## Description of the task
Look for the line containing "Convert this chart to Chart.js code." and the line containing "ctx.strokeRect(a.left + 0.5, a.top" in the entries below. Copy those two and all lines between them exactly, leaving out pictures.

Figure scripts
----
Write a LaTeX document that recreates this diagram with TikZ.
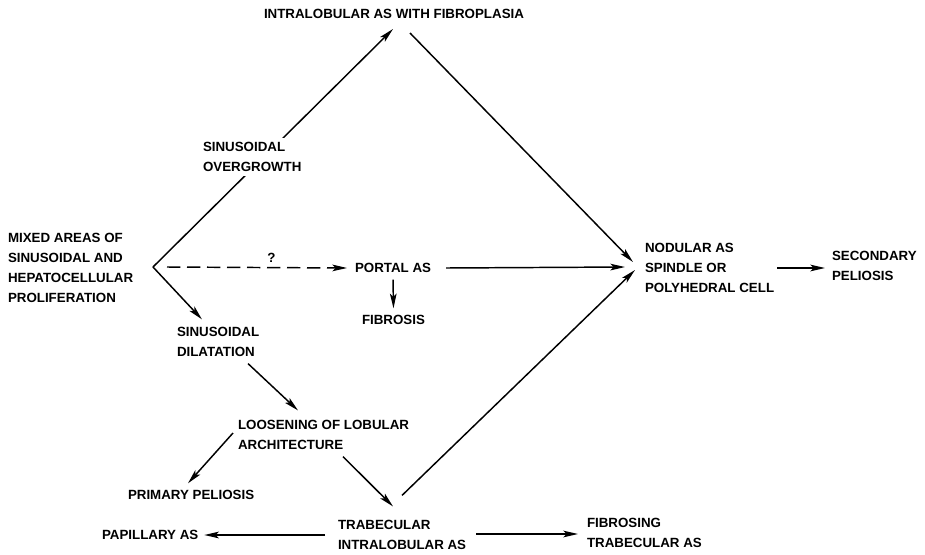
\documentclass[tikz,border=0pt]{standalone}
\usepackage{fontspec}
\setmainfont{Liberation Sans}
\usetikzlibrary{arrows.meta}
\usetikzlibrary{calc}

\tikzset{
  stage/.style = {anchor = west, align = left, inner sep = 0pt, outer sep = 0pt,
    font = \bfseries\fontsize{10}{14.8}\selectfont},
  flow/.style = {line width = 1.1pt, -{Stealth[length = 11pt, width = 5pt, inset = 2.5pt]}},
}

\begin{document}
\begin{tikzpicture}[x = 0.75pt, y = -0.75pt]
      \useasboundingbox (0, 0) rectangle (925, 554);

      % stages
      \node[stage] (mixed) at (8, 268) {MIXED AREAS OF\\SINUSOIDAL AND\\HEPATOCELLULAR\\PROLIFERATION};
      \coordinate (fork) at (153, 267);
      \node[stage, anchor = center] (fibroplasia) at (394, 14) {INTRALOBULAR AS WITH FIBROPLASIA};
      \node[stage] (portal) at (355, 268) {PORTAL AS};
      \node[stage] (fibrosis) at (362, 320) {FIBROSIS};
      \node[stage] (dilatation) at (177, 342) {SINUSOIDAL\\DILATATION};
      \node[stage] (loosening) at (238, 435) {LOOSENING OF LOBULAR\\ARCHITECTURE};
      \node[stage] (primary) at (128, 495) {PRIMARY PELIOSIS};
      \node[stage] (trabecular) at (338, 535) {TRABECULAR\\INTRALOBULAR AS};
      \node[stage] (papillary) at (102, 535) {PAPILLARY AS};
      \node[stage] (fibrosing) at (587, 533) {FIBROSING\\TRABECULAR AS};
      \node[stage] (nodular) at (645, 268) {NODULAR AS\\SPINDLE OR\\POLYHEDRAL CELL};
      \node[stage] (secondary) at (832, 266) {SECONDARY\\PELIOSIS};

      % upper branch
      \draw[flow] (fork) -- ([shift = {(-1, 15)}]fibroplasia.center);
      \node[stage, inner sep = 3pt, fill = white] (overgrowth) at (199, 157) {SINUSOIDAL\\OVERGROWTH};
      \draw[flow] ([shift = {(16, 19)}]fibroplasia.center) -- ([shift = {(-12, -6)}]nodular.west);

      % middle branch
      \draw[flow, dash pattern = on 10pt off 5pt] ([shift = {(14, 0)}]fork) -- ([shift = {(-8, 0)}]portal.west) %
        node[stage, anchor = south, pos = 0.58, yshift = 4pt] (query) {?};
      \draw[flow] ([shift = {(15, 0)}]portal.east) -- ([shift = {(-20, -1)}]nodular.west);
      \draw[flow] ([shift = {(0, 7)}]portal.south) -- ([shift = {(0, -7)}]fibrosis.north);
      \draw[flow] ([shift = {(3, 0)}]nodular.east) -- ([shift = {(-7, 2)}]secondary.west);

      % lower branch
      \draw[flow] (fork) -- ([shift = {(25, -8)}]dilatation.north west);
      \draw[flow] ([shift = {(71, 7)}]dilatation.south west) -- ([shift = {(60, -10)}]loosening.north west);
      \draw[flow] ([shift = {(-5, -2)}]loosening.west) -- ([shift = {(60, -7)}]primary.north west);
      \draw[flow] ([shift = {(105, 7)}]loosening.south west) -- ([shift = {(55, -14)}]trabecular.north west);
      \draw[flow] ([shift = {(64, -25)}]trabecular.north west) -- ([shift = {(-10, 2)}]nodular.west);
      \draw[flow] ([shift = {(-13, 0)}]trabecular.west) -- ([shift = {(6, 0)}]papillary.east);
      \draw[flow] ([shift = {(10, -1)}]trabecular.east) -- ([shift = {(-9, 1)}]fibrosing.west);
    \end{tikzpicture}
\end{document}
----
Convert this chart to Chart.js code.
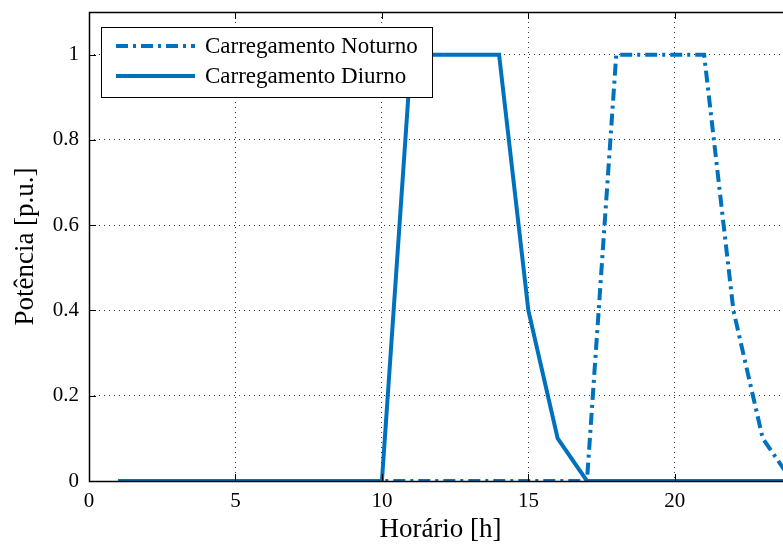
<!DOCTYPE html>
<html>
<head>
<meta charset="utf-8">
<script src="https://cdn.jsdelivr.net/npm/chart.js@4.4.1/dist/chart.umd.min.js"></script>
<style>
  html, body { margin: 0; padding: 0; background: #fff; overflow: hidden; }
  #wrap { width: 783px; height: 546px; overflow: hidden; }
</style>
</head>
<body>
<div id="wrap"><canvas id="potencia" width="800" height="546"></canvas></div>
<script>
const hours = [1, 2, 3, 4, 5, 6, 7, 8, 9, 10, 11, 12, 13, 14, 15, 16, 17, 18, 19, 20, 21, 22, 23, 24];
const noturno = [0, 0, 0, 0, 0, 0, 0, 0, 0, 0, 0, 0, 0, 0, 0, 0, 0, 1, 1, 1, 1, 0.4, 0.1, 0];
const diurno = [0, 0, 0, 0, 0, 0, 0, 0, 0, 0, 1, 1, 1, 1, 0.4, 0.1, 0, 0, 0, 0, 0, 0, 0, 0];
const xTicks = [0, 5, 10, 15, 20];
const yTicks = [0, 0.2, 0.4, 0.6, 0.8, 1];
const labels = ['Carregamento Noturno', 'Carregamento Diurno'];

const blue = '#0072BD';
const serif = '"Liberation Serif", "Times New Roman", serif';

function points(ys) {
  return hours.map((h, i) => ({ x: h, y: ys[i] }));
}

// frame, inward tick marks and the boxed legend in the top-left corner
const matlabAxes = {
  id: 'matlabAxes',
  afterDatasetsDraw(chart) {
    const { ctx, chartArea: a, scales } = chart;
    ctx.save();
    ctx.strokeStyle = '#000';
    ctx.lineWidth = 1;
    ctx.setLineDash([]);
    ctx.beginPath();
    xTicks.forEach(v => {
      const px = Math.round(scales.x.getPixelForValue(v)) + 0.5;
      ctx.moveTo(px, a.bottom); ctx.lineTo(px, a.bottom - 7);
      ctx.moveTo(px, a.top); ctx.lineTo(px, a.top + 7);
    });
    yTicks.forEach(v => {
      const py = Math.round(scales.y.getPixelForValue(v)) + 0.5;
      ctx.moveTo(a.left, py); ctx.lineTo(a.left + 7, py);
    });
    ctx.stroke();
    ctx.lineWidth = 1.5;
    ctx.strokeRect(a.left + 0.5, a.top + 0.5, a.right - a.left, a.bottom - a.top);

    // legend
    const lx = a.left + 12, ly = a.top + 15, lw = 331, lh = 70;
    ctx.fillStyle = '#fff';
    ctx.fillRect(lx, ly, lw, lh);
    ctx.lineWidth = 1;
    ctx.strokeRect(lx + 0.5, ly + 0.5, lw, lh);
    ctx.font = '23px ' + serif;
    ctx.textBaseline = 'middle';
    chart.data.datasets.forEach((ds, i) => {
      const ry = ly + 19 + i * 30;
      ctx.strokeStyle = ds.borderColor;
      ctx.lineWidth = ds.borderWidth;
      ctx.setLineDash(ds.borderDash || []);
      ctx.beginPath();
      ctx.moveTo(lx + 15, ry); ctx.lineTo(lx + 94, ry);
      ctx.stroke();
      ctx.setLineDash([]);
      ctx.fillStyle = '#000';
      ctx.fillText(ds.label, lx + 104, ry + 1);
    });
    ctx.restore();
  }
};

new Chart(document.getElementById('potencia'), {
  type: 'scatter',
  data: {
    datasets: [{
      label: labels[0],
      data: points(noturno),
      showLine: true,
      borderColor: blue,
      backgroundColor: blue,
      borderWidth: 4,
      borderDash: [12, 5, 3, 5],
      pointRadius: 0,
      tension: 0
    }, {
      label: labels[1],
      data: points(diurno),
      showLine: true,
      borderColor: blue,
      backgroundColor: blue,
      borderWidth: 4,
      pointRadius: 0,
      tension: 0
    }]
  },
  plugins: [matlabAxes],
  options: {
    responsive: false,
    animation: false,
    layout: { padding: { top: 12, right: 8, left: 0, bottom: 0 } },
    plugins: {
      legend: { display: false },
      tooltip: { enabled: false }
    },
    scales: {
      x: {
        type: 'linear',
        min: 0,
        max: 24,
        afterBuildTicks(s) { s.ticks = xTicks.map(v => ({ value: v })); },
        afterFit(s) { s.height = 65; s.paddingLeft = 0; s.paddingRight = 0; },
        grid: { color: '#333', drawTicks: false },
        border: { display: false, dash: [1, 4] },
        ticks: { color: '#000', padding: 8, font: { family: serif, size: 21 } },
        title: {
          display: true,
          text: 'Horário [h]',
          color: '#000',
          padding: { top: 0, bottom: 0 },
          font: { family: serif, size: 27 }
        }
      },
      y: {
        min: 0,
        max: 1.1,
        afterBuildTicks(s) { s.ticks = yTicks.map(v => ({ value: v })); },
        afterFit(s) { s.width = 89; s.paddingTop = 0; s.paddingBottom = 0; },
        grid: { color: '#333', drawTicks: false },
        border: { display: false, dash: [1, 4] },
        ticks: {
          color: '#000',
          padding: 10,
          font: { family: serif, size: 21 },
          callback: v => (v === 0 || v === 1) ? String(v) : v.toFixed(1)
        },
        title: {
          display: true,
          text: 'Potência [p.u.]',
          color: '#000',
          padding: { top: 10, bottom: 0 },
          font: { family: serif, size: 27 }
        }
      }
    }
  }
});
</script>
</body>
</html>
----
## Task solution
Convert this chart to Chart.js code.
<!DOCTYPE html>
<html>
<head>
<meta charset="utf-8">
<script src="https://cdn.jsdelivr.net/npm/chart.js@4.4.1/dist/chart.umd.min.js"></script>
<style>
  html, body { margin: 0; padding: 0; background: #fff; overflow: hidden; }
  #wrap { width: 783px; height: 546px; overflow: hidden; }
</style>
</head>
<body>
<div id="wrap"><canvas id="potencia" width="800" height="546"></canvas></div>
<script>
const hours = [1, 2, 3, 4, 5, 6, 7, 8, 9, 10, 11, 12, 13, 14, 15, 16, 17, 18, 19, 20, 21, 22, 23, 24];
const noturno = [0, 0, 0, 0, 0, 0, 0, 0, 0, 0, 0, 0, 0, 0, 0, 0, 0, 1, 1, 1, 1, 0.4, 0.1, 0];
const diurno = [0, 0, 0, 0, 0, 0, 0, 0, 0, 0, 1, 1, 1, 1, 0.4, 0.1, 0, 0, 0, 0, 0, 0, 0, 0];
const xTicks = [0, 5, 10, 15, 20];
const yTicks = [0, 0.2, 0.4, 0.6, 0.8, 1];
const labels = ['Carregamento Noturno', 'Carregamento Diurno'];

const blue = '#0072BD';
const serif = '"Liberation Serif", "Times New Roman", serif';

function points(ys) {
  return hours.map((h, i) => ({ x: h, y: ys[i] }));
}

// frame, inward tick marks and the boxed legend in the top-left corner
const matlabAxes = {
  id: 'matlabAxes',
  afterDatasetsDraw(chart) {
    const { ctx, chartArea: a, scales } = chart;
    ctx.save();
    ctx.strokeStyle = '#000';
    ctx.lineWidth = 1;
    ctx.setLineDash([]);
    ctx.beginPath();
    xTicks.forEach(v => {
      const px = Math.round(scales.x.getPixelForValue(v)) + 0.5;
      ctx.moveTo(px, a.bottom); ctx.lineTo(px, a.bottom - 7);
      ctx.moveTo(px, a.top); ctx.lineTo(px, a.top + 7);
    });
    yTicks.forEach(v => {
      const py = Math.round(scales.y.getPixelForValue(v)) + 0.5;
      ctx.moveTo(a.left, py); ctx.lineTo(a.left + 7, py);
    });
    ctx.stroke();
    ctx.lineWidth = 1.5;
    ctx.strokeRect(a.left + 0.5, a.top + 0.5, a.right - a.left, a.bottom - a.top);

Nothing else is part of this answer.